**OBJECTIVE**:
Quote all lines below exactly. Images stay out.

Begin MATERIAL FOR THIS EXERCISE

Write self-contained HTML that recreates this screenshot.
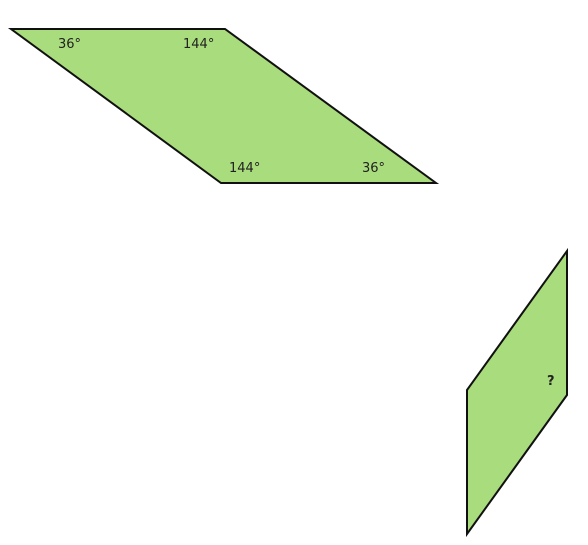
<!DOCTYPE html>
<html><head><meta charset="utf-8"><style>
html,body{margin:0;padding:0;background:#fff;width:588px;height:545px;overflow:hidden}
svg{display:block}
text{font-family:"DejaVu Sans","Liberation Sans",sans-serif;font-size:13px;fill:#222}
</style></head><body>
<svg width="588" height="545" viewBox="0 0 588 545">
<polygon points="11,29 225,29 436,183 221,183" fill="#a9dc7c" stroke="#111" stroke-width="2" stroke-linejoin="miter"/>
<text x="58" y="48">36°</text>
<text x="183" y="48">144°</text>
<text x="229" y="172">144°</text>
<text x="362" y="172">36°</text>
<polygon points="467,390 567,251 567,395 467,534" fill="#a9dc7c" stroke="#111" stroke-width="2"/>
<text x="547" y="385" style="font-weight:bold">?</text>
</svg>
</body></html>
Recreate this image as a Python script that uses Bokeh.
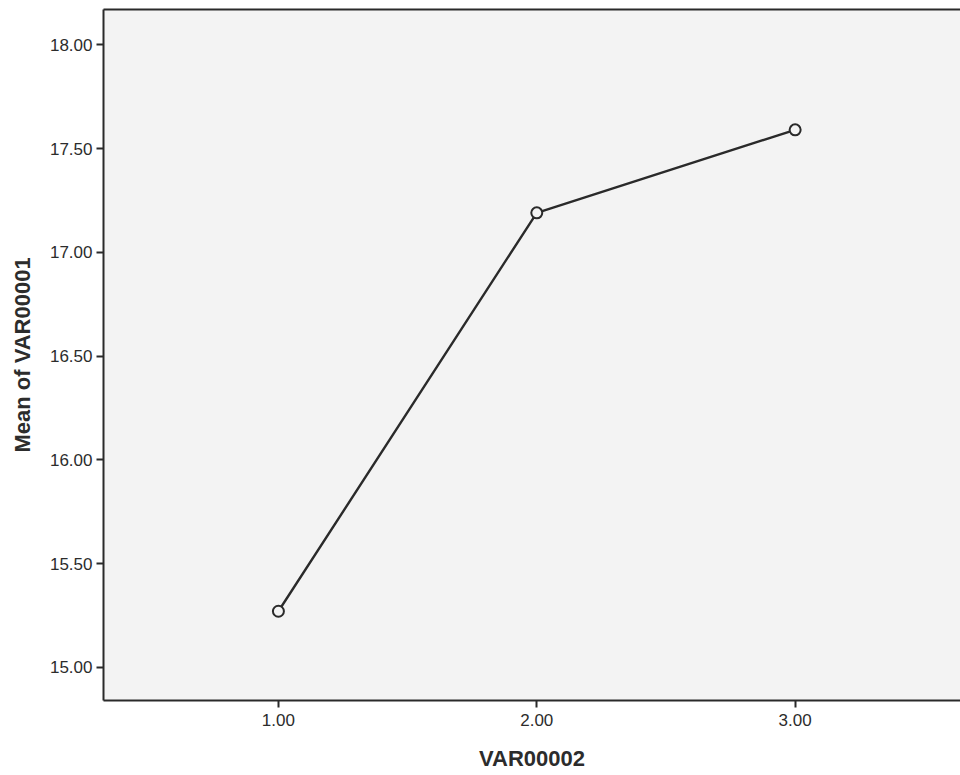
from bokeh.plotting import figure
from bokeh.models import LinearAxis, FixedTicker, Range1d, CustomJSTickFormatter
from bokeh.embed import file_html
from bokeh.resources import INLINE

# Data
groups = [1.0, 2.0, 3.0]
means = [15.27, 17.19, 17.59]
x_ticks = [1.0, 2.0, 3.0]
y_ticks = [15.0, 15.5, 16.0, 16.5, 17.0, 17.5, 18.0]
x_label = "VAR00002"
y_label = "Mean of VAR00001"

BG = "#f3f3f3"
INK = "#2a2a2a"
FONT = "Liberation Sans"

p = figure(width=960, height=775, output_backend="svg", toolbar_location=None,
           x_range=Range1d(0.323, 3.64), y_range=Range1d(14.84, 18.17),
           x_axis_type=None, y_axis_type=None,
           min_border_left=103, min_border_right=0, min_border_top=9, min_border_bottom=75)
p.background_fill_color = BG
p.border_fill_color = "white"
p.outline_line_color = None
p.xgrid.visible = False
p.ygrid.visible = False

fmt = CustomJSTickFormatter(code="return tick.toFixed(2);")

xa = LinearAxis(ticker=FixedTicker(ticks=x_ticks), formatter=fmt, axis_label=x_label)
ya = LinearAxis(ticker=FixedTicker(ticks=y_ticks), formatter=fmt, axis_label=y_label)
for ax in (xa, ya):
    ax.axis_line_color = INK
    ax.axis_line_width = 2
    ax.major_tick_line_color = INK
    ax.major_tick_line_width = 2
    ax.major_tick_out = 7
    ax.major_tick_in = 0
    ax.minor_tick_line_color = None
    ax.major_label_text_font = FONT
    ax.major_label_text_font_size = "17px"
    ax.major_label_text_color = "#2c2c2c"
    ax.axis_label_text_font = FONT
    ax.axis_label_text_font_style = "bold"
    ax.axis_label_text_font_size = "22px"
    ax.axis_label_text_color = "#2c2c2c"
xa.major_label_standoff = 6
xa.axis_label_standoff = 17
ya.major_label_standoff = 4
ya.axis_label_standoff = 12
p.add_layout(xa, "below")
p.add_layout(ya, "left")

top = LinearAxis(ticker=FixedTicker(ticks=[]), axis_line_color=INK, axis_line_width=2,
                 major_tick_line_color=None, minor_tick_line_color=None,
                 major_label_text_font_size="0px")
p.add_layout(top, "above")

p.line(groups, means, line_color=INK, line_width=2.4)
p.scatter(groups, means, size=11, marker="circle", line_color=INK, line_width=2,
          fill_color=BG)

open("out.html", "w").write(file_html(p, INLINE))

End MATERIAL FOR THIS EXERCISE

**EXERCISE RESPONSE**:
Write self-contained HTML that recreates this screenshot.
<!DOCTYPE html>
<html><head><meta charset="utf-8"><style>
html,body{margin:0;padding:0;background:#fff;width:588px;height:545px;overflow:hidden}
svg{display:block}
text{font-family:"DejaVu Sans","Liberation Sans",sans-serif;font-size:13px;fill:#222}
</style></head><body>
<svg width="588" height="545" viewBox="0 0 588 545">
<polygon points="11,29 225,29 436,183 221,183" fill="#a9dc7c" stroke="#111" stroke-width="2" stroke-linejoin="miter"/>
<text x="58" y="48">36°</text>
<text x="183" y="48">144°</text>
<text x="229" y="172">144°</text>
<text x="362" y="172">36°</text>
<polygon points="467,390 567,251 567,395 467,534" fill="#a9dc7c" stroke="#111" stroke-width="2"/>
<text x="547" y="385" style="font-weight:bold">?</text>
</svg>
</body></html>
Recreate this image as a Python script that uses Bokeh.
from bokeh.plotting import figure
from bokeh.models import LinearAxis, FixedTicker, Range1d, CustomJSTickFormatter
from bokeh.embed import file_html
from bokeh.resources import INLINE

# Data
groups = [1.0, 2.0, 3.0]
means = [15.27, 17.19, 17.59]
x_ticks = [1.0, 2.0, 3.0]
y_ticks = [15.0, 15.5, 16.0, 16.5, 17.0, 17.5, 18.0]
x_label = "VAR00002"
y_label = "Mean of VAR00001"

BG = "#f3f3f3"
INK = "#2a2a2a"
FONT = "Liberation Sans"

p = figure(width=960, height=775, output_backend="svg", toolbar_location=None,
           x_range=Range1d(0.323, 3.64), y_range=Range1d(14.84, 18.17),
           x_axis_type=None, y_axis_type=None,
           min_border_left=103, min_border_right=0, min_border_top=9, min_border_bottom=75)
p.background_fill_color = BG
p.border_fill_color = "white"
p.outline_line_color = None
p.xgrid.visible = False
p.ygrid.visible = False

fmt = CustomJSTickFormatter(code="return tick.toFixed(2);")

xa = LinearAxis(ticker=FixedTicker(ticks=x_ticks), formatter=fmt, axis_label=x_label)
ya = LinearAxis(ticker=FixedTicker(ticks=y_ticks), formatter=fmt, axis_label=y_label)
for ax in (xa, ya):
    ax.axis_line_color = INK
    ax.axis_line_width = 2
    ax.major_tick_line_color = INK
    ax.major_tick_line_width = 2
    ax.major_tick_out = 7
    ax.major_tick_in = 0
    ax.minor_tick_line_color = None
    ax.major_label_text_font = FONT
    ax.major_label_text_font_size = "17px"
    ax.major_label_text_color = "#2c2c2c"
    ax.axis_label_text_font = FONT
    ax.axis_label_text_font_style = "bold"
    ax.axis_label_text_font_size = "22px"
    ax.axis_label_text_color = "#2c2c2c"
xa.major_label_standoff = 6
xa.axis_label_standoff = 17
ya.major_label_standoff = 4
ya.axis_label_standoff = 12
p.add_layout(xa, "below")
p.add_layout(ya, "left")

top = LinearAxis(ticker=FixedTicker(ticks=[]), axis_line_color=INK, axis_line_width=2,
                 major_tick_line_color=None, minor_tick_line_color=None,
                 major_label_text_font_size="0px")
p.add_layout(top, "above")

p.line(groups, means, line_color=INK, line_width=2.4)
p.scatter(groups, means, size=11, marker="circle", line_color=INK, line_width=2,
          fill_color=BG)

open("out.html", "w").write(file_html(p, INLINE))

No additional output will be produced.